* Set problem *
Retype only the lines from the top of the records to the line with "80, 90, 100];", including that line but none of the pictures.
□ □ □ □ □ □ □
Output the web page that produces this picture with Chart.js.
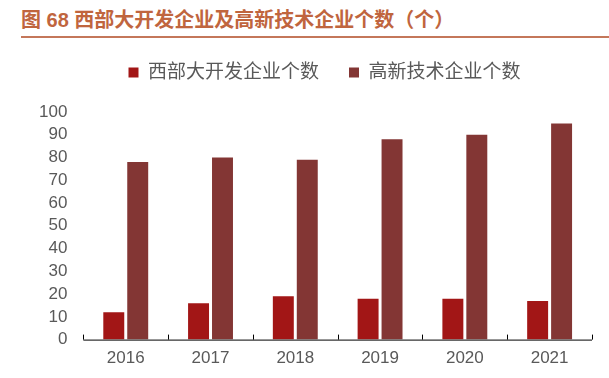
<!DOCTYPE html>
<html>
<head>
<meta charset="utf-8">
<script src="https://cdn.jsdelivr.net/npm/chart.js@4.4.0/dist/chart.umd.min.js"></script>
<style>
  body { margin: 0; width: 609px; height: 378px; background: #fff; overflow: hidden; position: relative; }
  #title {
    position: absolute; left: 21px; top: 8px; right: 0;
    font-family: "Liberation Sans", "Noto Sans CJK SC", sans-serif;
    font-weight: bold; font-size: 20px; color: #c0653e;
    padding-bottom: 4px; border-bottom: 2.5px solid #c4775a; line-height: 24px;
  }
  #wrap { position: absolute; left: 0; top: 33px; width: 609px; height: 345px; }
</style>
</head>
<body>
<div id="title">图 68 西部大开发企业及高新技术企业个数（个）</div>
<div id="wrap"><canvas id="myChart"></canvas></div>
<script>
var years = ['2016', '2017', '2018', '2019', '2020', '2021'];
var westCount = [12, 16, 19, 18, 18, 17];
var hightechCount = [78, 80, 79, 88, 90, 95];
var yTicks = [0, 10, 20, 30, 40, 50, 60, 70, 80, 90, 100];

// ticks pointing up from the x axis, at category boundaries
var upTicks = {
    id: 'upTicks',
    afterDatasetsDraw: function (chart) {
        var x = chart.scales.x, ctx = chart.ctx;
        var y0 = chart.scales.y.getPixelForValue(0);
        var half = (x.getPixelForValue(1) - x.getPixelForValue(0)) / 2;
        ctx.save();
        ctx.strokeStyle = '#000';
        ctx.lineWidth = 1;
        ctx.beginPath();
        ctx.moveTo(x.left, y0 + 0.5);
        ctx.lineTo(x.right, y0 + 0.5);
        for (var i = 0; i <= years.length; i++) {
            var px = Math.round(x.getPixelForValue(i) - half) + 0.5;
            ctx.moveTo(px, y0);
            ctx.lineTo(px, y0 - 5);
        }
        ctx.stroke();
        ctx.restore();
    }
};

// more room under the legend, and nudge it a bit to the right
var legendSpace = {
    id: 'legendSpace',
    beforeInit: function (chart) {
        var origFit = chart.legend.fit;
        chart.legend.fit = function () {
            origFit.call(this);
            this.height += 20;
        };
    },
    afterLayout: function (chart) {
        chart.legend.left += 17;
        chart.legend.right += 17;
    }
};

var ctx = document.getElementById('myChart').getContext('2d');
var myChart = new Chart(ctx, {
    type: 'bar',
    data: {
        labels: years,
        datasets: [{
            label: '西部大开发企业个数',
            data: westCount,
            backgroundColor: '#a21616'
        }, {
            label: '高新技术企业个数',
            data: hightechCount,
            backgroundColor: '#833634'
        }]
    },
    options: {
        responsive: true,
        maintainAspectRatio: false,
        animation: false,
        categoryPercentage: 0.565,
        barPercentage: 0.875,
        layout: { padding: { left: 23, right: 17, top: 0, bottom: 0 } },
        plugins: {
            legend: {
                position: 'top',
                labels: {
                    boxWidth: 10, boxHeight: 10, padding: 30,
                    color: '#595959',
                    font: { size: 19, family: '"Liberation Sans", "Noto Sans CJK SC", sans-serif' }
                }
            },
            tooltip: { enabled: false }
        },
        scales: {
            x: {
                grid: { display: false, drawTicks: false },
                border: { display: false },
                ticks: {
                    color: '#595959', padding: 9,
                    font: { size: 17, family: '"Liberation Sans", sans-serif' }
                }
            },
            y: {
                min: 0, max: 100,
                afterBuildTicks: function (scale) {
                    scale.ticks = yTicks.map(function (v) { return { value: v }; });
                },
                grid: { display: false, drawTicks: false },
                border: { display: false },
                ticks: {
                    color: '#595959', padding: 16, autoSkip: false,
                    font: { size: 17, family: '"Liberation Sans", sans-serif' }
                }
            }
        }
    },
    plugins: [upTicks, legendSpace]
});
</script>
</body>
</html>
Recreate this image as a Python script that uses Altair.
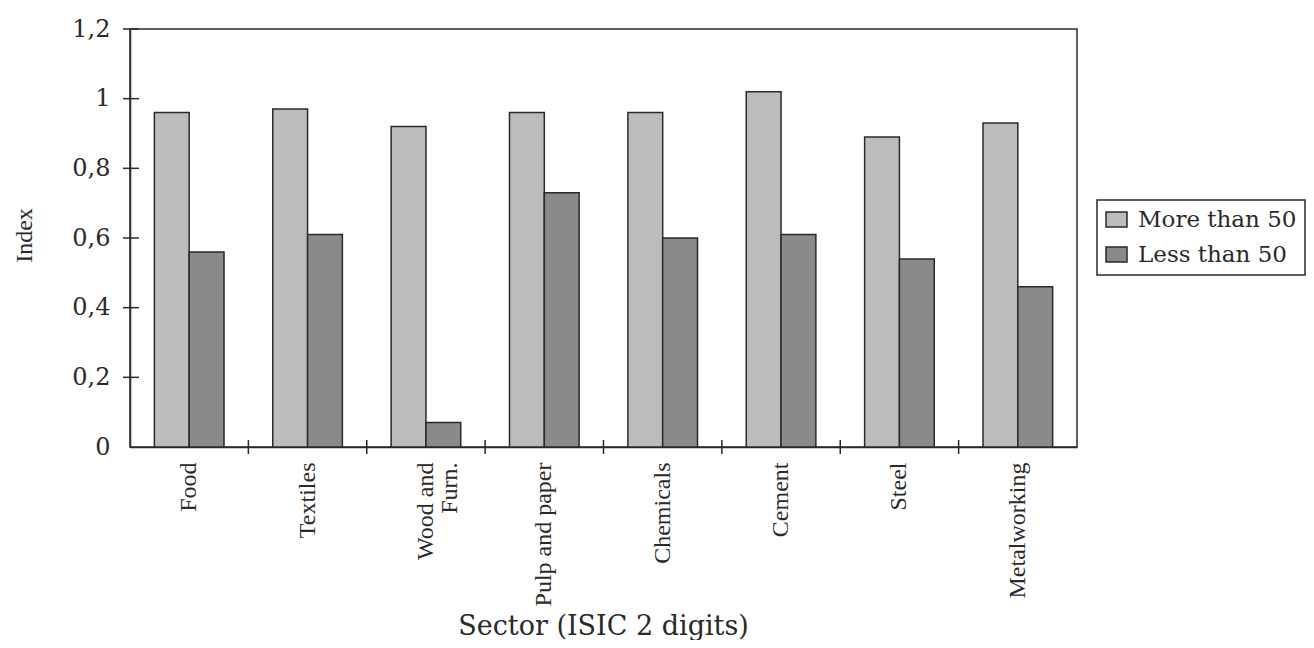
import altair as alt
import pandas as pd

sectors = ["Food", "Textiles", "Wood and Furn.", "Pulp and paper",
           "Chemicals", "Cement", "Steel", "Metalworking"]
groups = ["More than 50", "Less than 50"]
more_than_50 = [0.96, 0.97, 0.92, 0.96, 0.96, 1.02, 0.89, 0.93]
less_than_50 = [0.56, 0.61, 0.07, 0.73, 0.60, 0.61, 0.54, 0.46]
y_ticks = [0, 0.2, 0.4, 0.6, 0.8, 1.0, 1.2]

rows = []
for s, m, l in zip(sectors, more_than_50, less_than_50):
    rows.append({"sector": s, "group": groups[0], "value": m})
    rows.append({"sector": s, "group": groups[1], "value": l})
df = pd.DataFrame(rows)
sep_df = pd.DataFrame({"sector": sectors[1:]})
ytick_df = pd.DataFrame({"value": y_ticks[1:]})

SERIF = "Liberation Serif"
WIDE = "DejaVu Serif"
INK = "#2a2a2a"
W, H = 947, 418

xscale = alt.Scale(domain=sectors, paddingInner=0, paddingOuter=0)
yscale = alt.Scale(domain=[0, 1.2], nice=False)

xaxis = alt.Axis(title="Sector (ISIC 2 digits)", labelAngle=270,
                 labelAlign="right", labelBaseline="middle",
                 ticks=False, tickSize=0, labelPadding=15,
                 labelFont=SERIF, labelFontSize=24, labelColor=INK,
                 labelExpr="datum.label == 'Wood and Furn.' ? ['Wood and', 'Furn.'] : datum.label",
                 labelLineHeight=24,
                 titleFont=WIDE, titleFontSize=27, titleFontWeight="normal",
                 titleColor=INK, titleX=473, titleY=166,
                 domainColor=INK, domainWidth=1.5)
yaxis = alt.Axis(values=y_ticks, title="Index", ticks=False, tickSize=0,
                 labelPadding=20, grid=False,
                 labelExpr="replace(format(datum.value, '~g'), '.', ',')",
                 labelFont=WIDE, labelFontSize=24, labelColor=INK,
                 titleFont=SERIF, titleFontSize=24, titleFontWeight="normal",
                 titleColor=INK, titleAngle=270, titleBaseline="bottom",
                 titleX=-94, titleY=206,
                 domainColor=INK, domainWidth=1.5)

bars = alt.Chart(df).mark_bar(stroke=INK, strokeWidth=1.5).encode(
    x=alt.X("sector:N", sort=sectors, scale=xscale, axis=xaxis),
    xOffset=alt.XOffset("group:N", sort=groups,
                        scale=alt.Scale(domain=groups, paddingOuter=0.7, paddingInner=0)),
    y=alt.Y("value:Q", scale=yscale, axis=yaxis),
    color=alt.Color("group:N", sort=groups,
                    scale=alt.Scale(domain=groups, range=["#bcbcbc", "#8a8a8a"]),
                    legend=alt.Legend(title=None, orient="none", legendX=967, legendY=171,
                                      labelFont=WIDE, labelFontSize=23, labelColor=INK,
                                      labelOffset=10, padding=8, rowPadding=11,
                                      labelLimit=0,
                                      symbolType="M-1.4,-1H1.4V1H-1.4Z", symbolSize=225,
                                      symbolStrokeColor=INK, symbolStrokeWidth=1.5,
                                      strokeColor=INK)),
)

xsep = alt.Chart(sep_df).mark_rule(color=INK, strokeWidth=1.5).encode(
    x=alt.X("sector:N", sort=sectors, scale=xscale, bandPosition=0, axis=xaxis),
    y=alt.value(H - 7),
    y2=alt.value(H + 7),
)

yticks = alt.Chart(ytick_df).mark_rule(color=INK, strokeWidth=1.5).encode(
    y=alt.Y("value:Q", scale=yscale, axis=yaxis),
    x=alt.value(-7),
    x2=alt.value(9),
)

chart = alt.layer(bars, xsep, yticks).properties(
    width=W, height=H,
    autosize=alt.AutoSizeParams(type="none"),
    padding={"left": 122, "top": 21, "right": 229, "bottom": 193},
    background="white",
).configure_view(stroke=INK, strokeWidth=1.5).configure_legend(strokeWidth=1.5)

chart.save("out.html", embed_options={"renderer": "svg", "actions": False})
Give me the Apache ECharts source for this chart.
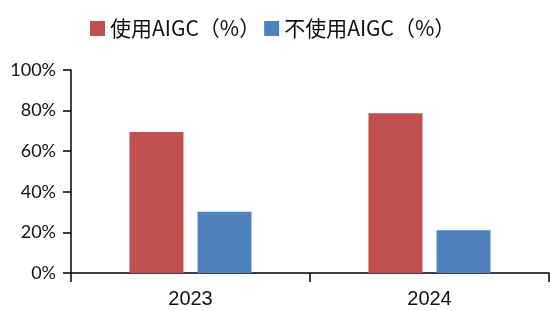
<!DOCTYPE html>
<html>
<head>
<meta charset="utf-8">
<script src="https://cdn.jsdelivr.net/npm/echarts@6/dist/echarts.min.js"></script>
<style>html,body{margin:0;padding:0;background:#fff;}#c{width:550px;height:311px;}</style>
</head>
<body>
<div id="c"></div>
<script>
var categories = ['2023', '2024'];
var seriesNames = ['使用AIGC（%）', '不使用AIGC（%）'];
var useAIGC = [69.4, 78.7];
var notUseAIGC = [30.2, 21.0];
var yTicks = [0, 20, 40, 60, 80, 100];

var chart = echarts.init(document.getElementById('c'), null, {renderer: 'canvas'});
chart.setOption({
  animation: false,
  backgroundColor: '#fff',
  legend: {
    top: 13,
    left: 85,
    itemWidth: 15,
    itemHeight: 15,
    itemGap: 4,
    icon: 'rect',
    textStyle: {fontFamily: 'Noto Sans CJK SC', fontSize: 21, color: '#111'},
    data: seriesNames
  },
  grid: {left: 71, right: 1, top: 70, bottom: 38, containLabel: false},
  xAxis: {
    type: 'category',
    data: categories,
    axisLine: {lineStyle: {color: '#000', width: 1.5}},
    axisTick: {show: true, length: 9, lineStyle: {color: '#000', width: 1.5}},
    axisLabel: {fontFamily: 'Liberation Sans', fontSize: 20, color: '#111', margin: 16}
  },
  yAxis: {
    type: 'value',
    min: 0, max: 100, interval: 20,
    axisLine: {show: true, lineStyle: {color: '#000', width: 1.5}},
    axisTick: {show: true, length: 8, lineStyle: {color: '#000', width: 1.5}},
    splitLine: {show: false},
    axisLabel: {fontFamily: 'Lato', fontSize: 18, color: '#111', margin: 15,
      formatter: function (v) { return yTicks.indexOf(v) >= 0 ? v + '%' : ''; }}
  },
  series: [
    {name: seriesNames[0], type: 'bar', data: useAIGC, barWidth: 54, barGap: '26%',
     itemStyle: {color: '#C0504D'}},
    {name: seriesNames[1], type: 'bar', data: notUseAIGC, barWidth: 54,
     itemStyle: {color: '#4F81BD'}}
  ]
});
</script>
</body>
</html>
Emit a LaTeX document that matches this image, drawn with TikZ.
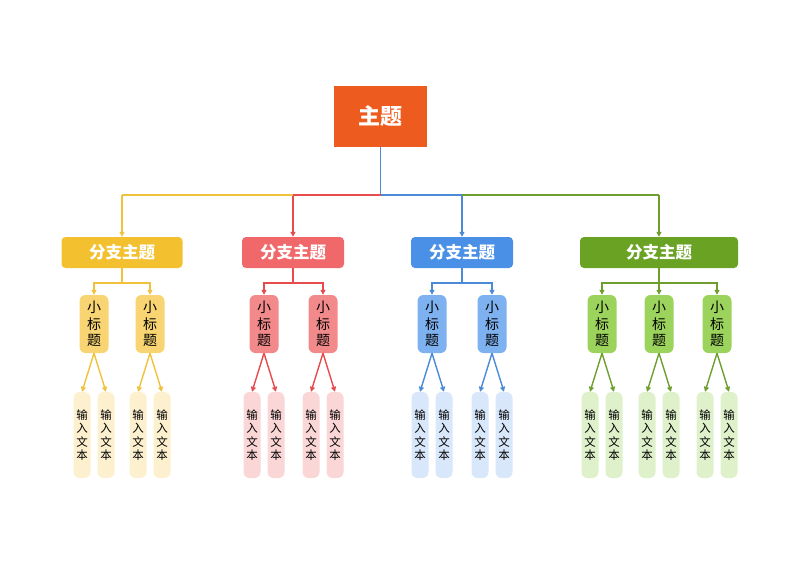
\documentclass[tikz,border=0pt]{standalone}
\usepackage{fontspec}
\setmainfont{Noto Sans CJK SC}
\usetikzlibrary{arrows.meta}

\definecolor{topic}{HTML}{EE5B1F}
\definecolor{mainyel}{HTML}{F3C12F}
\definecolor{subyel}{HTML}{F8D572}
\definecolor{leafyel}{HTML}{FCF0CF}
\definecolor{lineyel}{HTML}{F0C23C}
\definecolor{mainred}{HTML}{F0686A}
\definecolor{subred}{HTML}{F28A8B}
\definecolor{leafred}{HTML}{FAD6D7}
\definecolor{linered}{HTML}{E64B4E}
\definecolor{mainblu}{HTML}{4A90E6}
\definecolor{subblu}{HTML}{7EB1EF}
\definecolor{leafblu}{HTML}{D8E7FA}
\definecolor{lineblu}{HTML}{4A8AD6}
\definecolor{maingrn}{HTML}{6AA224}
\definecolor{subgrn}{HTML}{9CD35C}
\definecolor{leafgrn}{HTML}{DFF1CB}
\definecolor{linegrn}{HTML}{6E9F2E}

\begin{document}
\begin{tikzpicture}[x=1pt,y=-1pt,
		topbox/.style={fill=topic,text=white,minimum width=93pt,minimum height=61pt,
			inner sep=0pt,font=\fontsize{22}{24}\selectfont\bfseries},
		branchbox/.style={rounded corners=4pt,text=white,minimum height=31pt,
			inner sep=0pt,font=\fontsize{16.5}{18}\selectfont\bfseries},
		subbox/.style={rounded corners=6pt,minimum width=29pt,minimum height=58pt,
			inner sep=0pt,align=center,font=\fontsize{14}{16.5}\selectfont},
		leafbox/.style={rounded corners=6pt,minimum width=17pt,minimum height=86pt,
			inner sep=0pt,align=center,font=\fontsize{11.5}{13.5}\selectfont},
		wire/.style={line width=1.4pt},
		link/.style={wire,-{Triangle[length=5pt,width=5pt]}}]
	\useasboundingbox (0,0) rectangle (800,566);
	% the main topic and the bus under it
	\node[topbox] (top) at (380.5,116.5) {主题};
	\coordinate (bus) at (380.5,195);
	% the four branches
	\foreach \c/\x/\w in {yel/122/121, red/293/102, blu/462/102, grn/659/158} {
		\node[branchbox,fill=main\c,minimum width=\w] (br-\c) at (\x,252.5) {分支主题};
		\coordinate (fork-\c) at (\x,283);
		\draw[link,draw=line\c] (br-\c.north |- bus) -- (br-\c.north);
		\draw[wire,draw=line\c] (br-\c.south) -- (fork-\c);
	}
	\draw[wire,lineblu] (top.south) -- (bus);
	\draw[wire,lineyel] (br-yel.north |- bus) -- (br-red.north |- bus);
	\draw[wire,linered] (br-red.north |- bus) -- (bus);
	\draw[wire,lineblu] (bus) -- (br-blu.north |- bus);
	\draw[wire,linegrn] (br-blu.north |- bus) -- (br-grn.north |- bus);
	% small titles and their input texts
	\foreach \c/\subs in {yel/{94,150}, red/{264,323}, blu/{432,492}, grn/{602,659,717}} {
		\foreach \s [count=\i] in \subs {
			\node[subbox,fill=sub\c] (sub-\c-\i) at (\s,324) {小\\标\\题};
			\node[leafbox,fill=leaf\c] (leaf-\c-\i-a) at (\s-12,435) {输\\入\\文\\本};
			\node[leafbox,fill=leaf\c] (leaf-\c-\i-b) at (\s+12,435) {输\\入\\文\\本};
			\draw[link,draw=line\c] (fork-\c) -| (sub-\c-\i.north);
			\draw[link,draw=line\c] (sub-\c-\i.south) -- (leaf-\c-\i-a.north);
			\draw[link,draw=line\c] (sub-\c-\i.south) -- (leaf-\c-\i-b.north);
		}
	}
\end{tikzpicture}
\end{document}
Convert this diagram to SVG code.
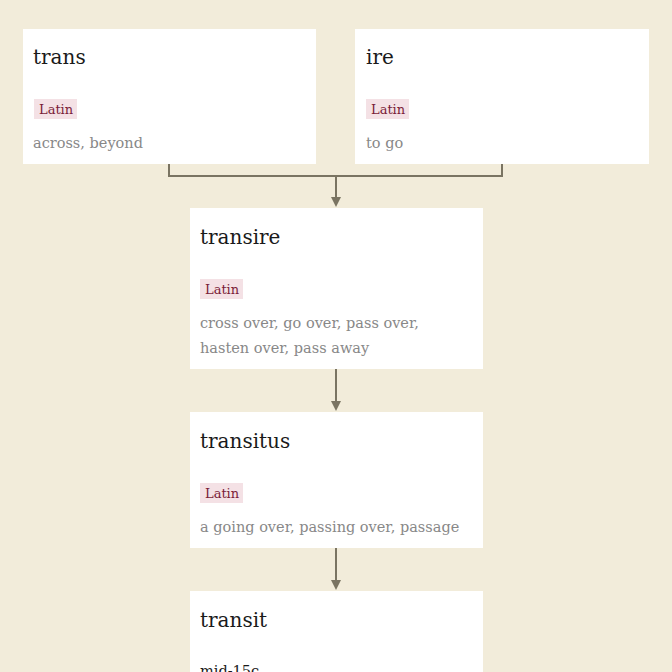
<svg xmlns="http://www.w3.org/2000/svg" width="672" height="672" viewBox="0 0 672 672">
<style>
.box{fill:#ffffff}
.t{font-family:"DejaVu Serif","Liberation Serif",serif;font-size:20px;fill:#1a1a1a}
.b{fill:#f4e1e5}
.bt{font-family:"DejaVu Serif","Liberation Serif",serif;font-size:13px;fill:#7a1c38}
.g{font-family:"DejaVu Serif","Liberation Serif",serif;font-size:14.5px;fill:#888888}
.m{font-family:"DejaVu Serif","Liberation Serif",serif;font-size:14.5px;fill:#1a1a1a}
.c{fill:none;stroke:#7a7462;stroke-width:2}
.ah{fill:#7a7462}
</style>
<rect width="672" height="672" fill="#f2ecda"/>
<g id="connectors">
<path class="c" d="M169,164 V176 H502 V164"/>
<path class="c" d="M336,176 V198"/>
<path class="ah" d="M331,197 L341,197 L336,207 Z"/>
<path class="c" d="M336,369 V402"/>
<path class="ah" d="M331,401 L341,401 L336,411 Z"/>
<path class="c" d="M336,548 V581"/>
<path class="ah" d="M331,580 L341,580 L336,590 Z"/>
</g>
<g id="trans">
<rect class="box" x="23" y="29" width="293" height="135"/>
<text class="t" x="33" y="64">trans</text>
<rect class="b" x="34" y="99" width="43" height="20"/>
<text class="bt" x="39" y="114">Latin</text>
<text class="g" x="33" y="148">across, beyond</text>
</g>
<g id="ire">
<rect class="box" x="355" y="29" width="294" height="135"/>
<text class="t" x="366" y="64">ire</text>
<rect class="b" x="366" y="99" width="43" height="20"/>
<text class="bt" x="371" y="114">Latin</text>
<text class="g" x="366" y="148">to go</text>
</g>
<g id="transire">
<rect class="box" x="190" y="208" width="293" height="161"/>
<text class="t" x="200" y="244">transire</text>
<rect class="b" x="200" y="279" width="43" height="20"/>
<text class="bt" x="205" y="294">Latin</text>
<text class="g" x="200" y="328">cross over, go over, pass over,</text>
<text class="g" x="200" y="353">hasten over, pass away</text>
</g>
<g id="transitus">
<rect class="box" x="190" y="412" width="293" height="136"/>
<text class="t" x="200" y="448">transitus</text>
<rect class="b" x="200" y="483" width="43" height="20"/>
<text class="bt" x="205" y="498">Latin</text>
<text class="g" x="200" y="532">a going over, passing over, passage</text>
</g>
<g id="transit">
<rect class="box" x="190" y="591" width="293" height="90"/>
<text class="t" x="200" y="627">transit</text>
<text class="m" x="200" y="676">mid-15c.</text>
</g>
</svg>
□ □ □ □ □ □ □
* The output *
Output the web page that produces this picture with Chart.js.
<!DOCTYPE html>
<html>
<head>
<meta charset="utf-8">
<script src="https://cdn.jsdelivr.net/npm/chart.js@4.4.0/dist/chart.umd.min.js"></script>
<style>
  body { margin: 0; width: 609px; height: 378px; background: #fff; overflow: hidden; position: relative; }
  #title {
    position: absolute; left: 21px; top: 8px; right: 0;
    font-family: "Liberation Sans", "Noto Sans CJK SC", sans-serif;
    font-weight: bold; font-size: 20px; color: #c0653e;
    padding-bottom: 4px; border-bottom: 2.5px solid #c4775a; line-height: 24px;
  }
  #wrap { position: absolute; left: 0; top: 33px; width: 609px; height: 345px; }
</style>
</head>
<body>
<div id="title">图 68 西部大开发企业及高新技术企业个数（个）</div>
<div id="wrap"><canvas id="myChart"></canvas></div>
<script>
var years = ['2016', '2017', '2018', '2019', '2020', '2021'];
var westCount = [12, 16, 19, 18, 18, 17];
var hightechCount = [78, 80, 79, 88, 90, 95];
var yTicks = [0, 10, 20, 30, 40, 50, 60, 70, 80, 90, 100];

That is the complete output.